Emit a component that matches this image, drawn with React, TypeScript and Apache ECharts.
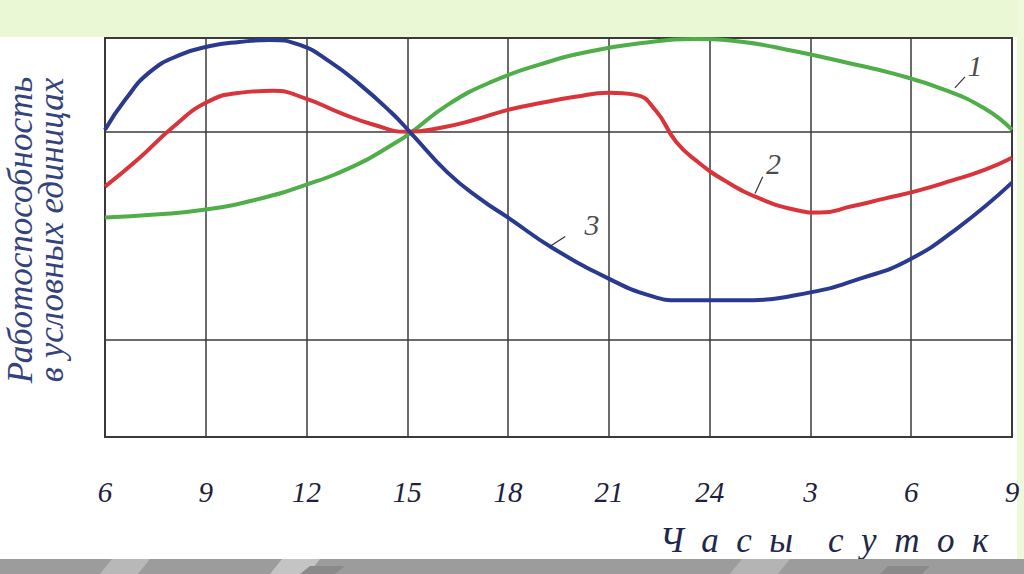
import React, { useEffect, useRef } from "react";
import * as echarts from "echarts";

// hours (6 .. 33 = 9 next day), values in conventional units
const hourTicks = [6, 9, 12, 15, 18, 21, 24, 27, 30, 33];

const curve1Green: [number, number][] = [
  [6, 2.2], [7.5, 2.23], [9, 2.28], [10.5, 2.38], [12, 2.53], [13.5, 2.73],
  [14.5, 2.92], [15.1, 3.05], [16.2, 3.33], [17.5, 3.56], [19, 3.74], [20.5, 3.87],
  [22, 3.95], [23.5, 3.99], [25, 3.96], [26.5, 3.87], [28, 3.76], [29.5, 3.64],
  [31, 3.48], [32.2, 3.29], [33, 3.08],
];

const curve2Red: [number, number][] = [
  [6, 2.51], [7, 2.79], [8, 3.1], [9, 3.35], [10, 3.45], [11, 3.47], [12, 3.39],
  [13, 3.25], [14, 3.13], [15, 3.06], [16, 3.1], [17, 3.18], [18, 3.28], [19, 3.35],
  [20, 3.41], [21, 3.45], [21.8, 3.43], [22.4, 3.27], [23, 2.96], [23.6, 2.77],
  [24.5, 2.56], [25.5, 2.39], [26.5, 2.28], [27.3, 2.25], [28.2, 2.31], [29.2, 2.39],
  [30.2, 2.47], [31.2, 2.57], [32.2, 2.68], [33, 2.8],
];

const curve3Blue: [number, number][] = [
  [6, 3.08], [6.6, 3.38], [7.34, 3.66], [8.23, 3.83], [9.13, 3.92], [10, 3.96],
  [10.9, 3.98], [11.8, 3.93], [12.7, 3.76], [13.6, 3.53], [14.5, 3.26], [15.1, 3.05],
  [16.2, 2.65], [17.2, 2.38], [18, 2.2], [19.3, 1.9], [21.1, 1.57], [22.2, 1.42],
  [23.1, 1.37], [24.9, 1.37], [27, 1.45], [28.5, 1.59], [29.9, 1.77], [31.4, 2.1],
  [33, 2.55],
];

const yGridLines = [0.97, 3.06];

// curve number labels: leader line from -> to, text at
const curveLabels: { text: string; from: [number, number]; to: [number, number]; at: [number, number] }[] = [
  { text: "1", from: [31.3, 3.5], to: [31.6, 3.61], at: [31.9, 3.72] },
  { text: "2", from: [25.35, 2.44], to: [25.58, 2.61], at: [25.9, 2.74] },
  { text: "3", from: [19.24, 1.91], to: [19.7, 2.01], at: [20.5, 2.13] },
];

const yTitle = ["Работоспособность", "в условных единицах"];
const xTitle = "Ч  а  с  ы    с  у  т  о  к";

const GREEN = "#4fae48";
const RED = "#d9343a";
const BLUE = "#2a3a8e";
const GRID = "#3a3a3a";
const SERIF = "'Liberation Serif', 'DejaVu Serif', serif";

export default function App() {
  const ref = useRef<HTMLDivElement>(null);
  useEffect(() => {
    if (!ref.current) return;
    const chart = echarts.init(ref.current, undefined, { renderer: "svg" });
    const line = (name: string, data: [number, number][], color: string) => ({
      name,
      type: "line",
      data,
      smooth: 0.5,
      symbol: "none",
      lineStyle: { color, width: 4 },
      z: 3,
    });
    chart.setOption({
      animation: false,
      backgroundColor: "#ffffff",
      grid: {
        left: 105,
        right: 12,
        top: 38,
        bottom: 137,
        show: true,
        borderColor: GRID,
        borderWidth: 2,
        backgroundColor: "transparent",
      },
      xAxis: {
        type: "value",
        min: 6,
        max: 33,
        interval: 3,
        axisLine: { show: false },
        axisTick: { show: false },
        splitLine: { show: true, lineStyle: { color: GRID, width: 1.5 } },
        axisLabel: {
          margin: 40,
          fontFamily: SERIF,
          fontStyle: "italic",
          fontSize: 29,
          color: "#1e2040",
          formatter: (v: number) => String(v > 24 ? v - 24 : v),
        },
      },
      yAxis: {
        type: "value",
        min: 0,
        max: 4,
        axisLine: { show: false },
        axisTick: { show: false },
        axisLabel: { show: false },
        splitLine: { show: false },
      },
      graphic: [
        { type: "rect", shape: { x: 0, y: 0, width: 1024, height: 37 }, style: { fill: "#ebf8d6" }, z: -1 },
        { type: "rect", shape: { x: 1017, y: 0, width: 7, height: 560 }, style: { fill: "#eef9dc" }, z: -1 },
        { type: "rect", shape: { x: 0, y: 559, width: 1024, height: 15 }, style: { fill: "#9c9c9c" }, z: 10 },
        { type: "polygon", shape: { points: [[100, 574], [112, 559], [150, 559], [138, 574]] }, style: { fill: "#b8b8b8" }, z: 11 },
        { type: "polygon", shape: { points: [[270, 574], [282, 559], [320, 559], [308, 574]] }, style: { fill: "#c4c4c4" }, z: 11 },
        { type: "polygon", shape: { points: [[300, 574], [310, 566], [345, 566], [335, 574]] }, style: { fill: "#8a8a8a" }, z: 11 },
        { type: "polygon", shape: { points: [[730, 574], [742, 559], [790, 559], [778, 574]] }, style: { fill: "#b4b4b4" }, z: 11 },
        { type: "polygon", shape: { points: [[880, 574], [888, 566], [930, 566], [922, 574]] }, style: { fill: "#8a8a8a" }, z: 11 },
        {
          type: "text",
          x: 20,
          y: 230,
          rotation: Math.PI / 2,
          style: {
            text: yTitle[0],
            font: `italic 35px ${SERIF}`,
            fill: "#34427e",
            align: "center",
            verticalAlign: "middle",
          },
        },
        {
          type: "text",
          x: 51,
          y: 230,
          rotation: Math.PI / 2,
          style: {
            text: yTitle[1],
            font: `italic 35px ${SERIF}`,
            fill: "#34427e",
            align: "center",
            verticalAlign: "middle",
          },
        },
        {
          type: "text",
          x: 824,
          y: 540,
          style: {
            text: xTitle,
            font: `italic 35px ${SERIF}`,
            fill: "#22274a",
            align: "center",
            verticalAlign: "middle",
          },
        },
      ],
      series: [
        {
          ...line("1", curve1Green, GREEN),
          markLine: {
            silent: true,
            symbol: "none",
            label: { show: false },
            lineStyle: { color: GRID, width: 1.5, type: "solid" },
            data: yGridLines.map((v) => ({ yAxis: v })),
            z: 1,
          },
        },
        line("2", curve2Red, RED),
        line("3", curve3Blue, BLUE),
        {
          name: "labels",
          type: "scatter",
          symbolSize: 0,
          data: curveLabels.map((c) => c.at),
          label: {
            show: true,
            position: "inside",
            fontFamily: SERIF,
            fontStyle: "italic",
            fontSize: 30,
            color: "#1a1a1a",
            formatter: (p: any) => curveLabels[p.dataIndex].text,
          },
          markLine: {
            silent: true,
            symbol: "none",
            label: { show: false },
            lineStyle: { color: "#333", width: 1.2, type: "solid" },
            data: curveLabels.map((c) => [{ coord: c.from }, { coord: c.to }]),
          },
          z: 4,
        },
      ],
    });
    return () => chart.dispose();
  }, []);
  return (
    <div
      ref={ref}
      style={{ position: "absolute", left: 0, top: 0, width: 1024, height: 574 }}
    />
  );
}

## YOUR GOAL
Gather up every line in the data above that contains the word "React", copying each one.

## PROBLEM SOLUTION
Emit a component that matches this image, drawn with React, TypeScript and Apache ECharts.
import React, { useEffect, useRef } from "react";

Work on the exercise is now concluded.